Because many of these poems are remembrances from early childhood, adolescence and adulthood, the book becomes more than a collection, and with Florsheim’s strength of seeing the words within a picture, the poems beg to be read in almost one sitting. The book is divided into three seamless sections, each set apart with a photograph by Leon Borenzstein, internationally renowned photographer and also a Bay Area resident. Each photograph is accompanied by a quote, one from Deuteronomy, Shakespeare and Woolf.

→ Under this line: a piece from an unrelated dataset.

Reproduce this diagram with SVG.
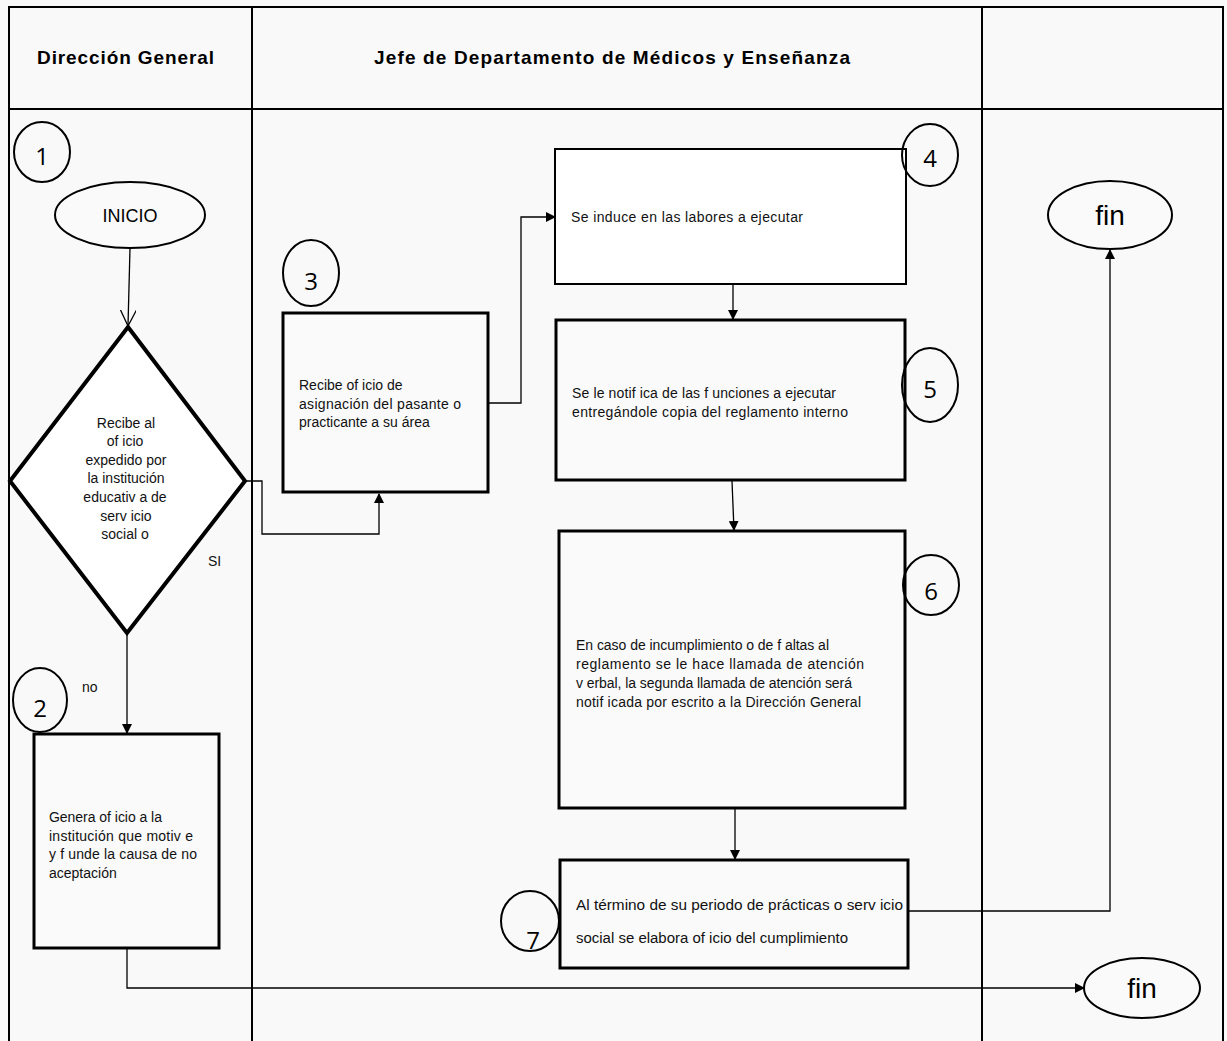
<svg xmlns="http://www.w3.org/2000/svg" width="1227" height="1041" viewBox="0 0 1227 1041">
<style>
.frame{fill:none;stroke:#000;stroke-width:2}
.box{fill:#fafafa;stroke:#000;stroke-width:3}
.box4{fill:#fff;stroke:#000;stroke-width:2}
.num{fill:none;stroke:#000;stroke-width:2}
.conn{fill:none;stroke:#000;stroke-width:1.3}
.hdr{font-family:"Liberation Sans",Arial,sans-serif;font-weight:bold;font-size:19px;fill:#000}
.t{font-family:"Liberation Sans",Arial,sans-serif;font-size:14px;fill:#111}
.n{font-family:"Open Sans","Noto Sans",sans-serif;font-size:24px;fill:#000;text-anchor:middle}
.term{font-family:"Liberation Sans",Arial,sans-serif;fill:#000;text-anchor:middle}
</style>
<defs>
<marker id="ah" markerWidth="10" markerHeight="10" refX="9" refY="5" orient="auto" markerUnits="userSpaceOnUse">
<path d="M0,0 L10,5 L0,10 Z" fill="#000"/>
</marker>
<marker id="open" markerWidth="18" markerHeight="18" refX="16" refY="8" orient="auto" markerUnits="userSpaceOnUse">
<path d="M0,0 L16,8 L0,16" fill="none" stroke="#000" stroke-width="1.3"/>
</marker>
</defs>
<rect x="0" y="0" width="1227" height="1041" fill="#f9f9f9"/>
<g id="lanes">
<path class="frame" d="M9,1041 V7 H1223 V1041 M252,7 V1041 M982,7 V1041 M9,109 H1223"/>
<text class="hdr" x="37" y="64" textLength="177" lengthAdjust="spacing">Dirección General</text>
<text class="hdr" x="374" y="64" textLength="476" lengthAdjust="spacing">Jefe de Departamento de Médicos y Enseñanza</text>
</g>
<g id="connectors">
<path class="conn" d="M130,248 L128,326" marker-end="url(#open)"/>
<path class="conn" d="M245,481 H262 V534 H379 V494" marker-end="url(#ah)"/>
<path class="conn" d="M127,633 V733" marker-end="url(#ah)"/>
<path class="conn" d="M488,403 H521 V217 H555" marker-end="url(#ah)"/>
<path class="conn" d="M733,284 V319" marker-end="url(#ah)"/>
<path class="conn" d="M732,481 L734,530" marker-end="url(#ah)"/>
<path class="conn" d="M735,808 V859" marker-end="url(#ah)"/>
<path class="conn" d="M908,911 H1110 V250" marker-end="url(#ah)"/>
<path class="conn" d="M127,948 V988 H1084" marker-end="url(#ah)"/>
<text class="t" x="208" y="566">SI</text>
<text class="t" x="82" y="692">no</text>
</g>
<g id="n1">
<ellipse class="num" cx="42" cy="152" rx="28" ry="30"/>
<text class="n" x="42" y="165">1</text>
</g>
<g id="inicio">
<ellipse cx="130" cy="215" rx="75" ry="33" fill="#fafafa" stroke="#000" stroke-width="2"/>
<text class="term" x="130" y="222" font-size="18">INICIO</text>
</g>
<g id="decision">
<polygon points="128,327 245,481 127,633 10,481" fill="#fff" stroke="#000" stroke-width="4"/>
<g class="t" text-anchor="middle">
<text x="126" y="428">Recibe al</text>
<text x="125" y="446">of icio</text>
<text x="126" y="465">expedido por</text>
<text x="126" y="483">la institución</text>
<text x="125" y="502">educativ a de</text>
<text x="126" y="521">serv icio</text>
<text x="125" y="539">social o</text>
</g>
</g>
<g id="n2">
<ellipse class="num" cx="40" cy="700" rx="27" ry="32"/>
<text class="n" x="40" y="717">2</text>
</g>
<g id="box2">
<rect class="box" x="34" y="734" width="185" height="214"/>
<text class="t" x="49" y="822" textLength="113" lengthAdjust="spacing">Genera of icio a la</text>
<text class="t" x="49" y="841" textLength="144" lengthAdjust="spacing">institución que motiv e</text>
<text class="t" x="49" y="859" textLength="148" lengthAdjust="spacing">y f unde la causa de no</text>
<text class="t" x="49" y="878">aceptación</text>
</g>
<g id="n3">
<ellipse class="num" cx="311" cy="273" rx="28" ry="33"/>
<text class="n" x="311" y="290">3</text>
</g>
<g id="box3">
<rect class="box" x="283" y="313" width="205" height="179"/>
<text class="t" x="299" y="390">Recibe of icio de</text>
<text class="t" x="299" y="409" textLength="162" lengthAdjust="spacing">asignación del pasante o</text>
<text class="t" x="299" y="427">practicante a su área</text>
</g>
<g id="box4">
<rect class="box4" x="555" y="149" width="351" height="135"/>
<text class="t" x="571" y="222" textLength="232" lengthAdjust="spacing">Se induce en las labores a ejecutar</text>
</g>
<g id="n4">
<ellipse class="num" cx="930" cy="155" rx="28" ry="31"/>
<text class="n" x="930" y="167">4</text>
</g>
<g id="box5">
<rect class="box" x="556" y="320" width="349" height="160"/>
<text class="t" x="572" y="398" textLength="264" lengthAdjust="spacing">Se le notif ica de las f unciones a ejecutar</text>
<text class="t" x="572" y="417" textLength="276" lengthAdjust="spacing">entregándole copia del reglamento interno</text>
</g>
<g id="n5">
<ellipse class="num" cx="930" cy="385" rx="28" ry="37"/>
<text class="n" x="930" y="398">5</text>
</g>
<g id="box6">
<rect class="box" x="559" y="531" width="346" height="277"/>
<text class="t" x="576" y="650" textLength="253" lengthAdjust="spacing">En caso de incumplimiento o de f altas al</text>
<text class="t" x="576" y="669" textLength="288" lengthAdjust="spacing">reglamento se le hace llamada de atención</text>
<text class="t" x="576" y="688" textLength="276" lengthAdjust="spacing">v erbal, la segunda llamada de atención será</text>
<text class="t" x="576" y="707" textLength="285" lengthAdjust="spacing">notif icada por escrito a la Dirección General</text>
</g>
<g id="n6">
<ellipse class="num" cx="931" cy="585" rx="28" ry="30"/>
<text class="n" x="931" y="600">6</text>
</g>
<g id="box7">
<rect class="box" x="560" y="860" width="348" height="108"/>
<text class="t" x="576" y="910" textLength="327" lengthAdjust="spacingAndGlyphs">Al término de su periodo de prácticas o serv icio</text>
<text class="t" x="576" y="943" textLength="272" lengthAdjust="spacingAndGlyphs">social se elabora of icio del cumplimiento</text>
</g>
<g id="n7">
<ellipse class="num" cx="530" cy="921" rx="29" ry="30"/>
<text class="n" x="533" y="949">7</text>
</g>
<g id="fin1">
<ellipse cx="1110" cy="215" rx="62" ry="34" fill="#fafafa" stroke="#000" stroke-width="2"/>
<text class="term" x="1110" y="225" font-size="28">fin</text>
</g>
<g id="fin2">
<ellipse cx="1142" cy="988" rx="58" ry="30" fill="#fafafa" stroke="#000" stroke-width="2"/>
<text class="term" x="1142" y="998" font-size="28">fin</text>
</g>
</svg>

It is in an early poem, “Mother’s Favorite Drawing,” that the poet tells us flat out what the book will hold for the reader:
I am with her when she sees the drawing
at the gift shop after I drag her through the Met –
The poems will be about family and pictures and stories:
It’s the Käthe Kollwitz of a woman clutching
her child—my mother interrogating the child’s eyes
And more than that, by the end of this poem the reader knows exactly how important pictures, on a wall or on a page, can be:
Mother wants to hang it over her bed in a spot
framed now by the shadow of the fire escape,
the steps and ladder imposed over mother and child
bracing them forever in flight.
Light, both its source and its effect, is felt throughout the book as in these lines from “Exposed”: Next door our neighbors are singing in/Hebrew, “Grace after Meals”: the fog lifts,/the stars assemble in a single word—Amen. Readers will recognize Vermeer’s painting of “A Lady Writing,” but will see it again almost for the first time: …as if to say she’ll accept/the pearls lying on the table:/from every corner of her eyes, yes, yes,/her feather pen about to float/out of her hand, into the source of light./
Florsheim is a poet of depth and clarity, a poet who wastes nothing in words drawn from his heart and enriched by his Jewish culture. These poems capture and enlarge our understanding of A Split Second of Light.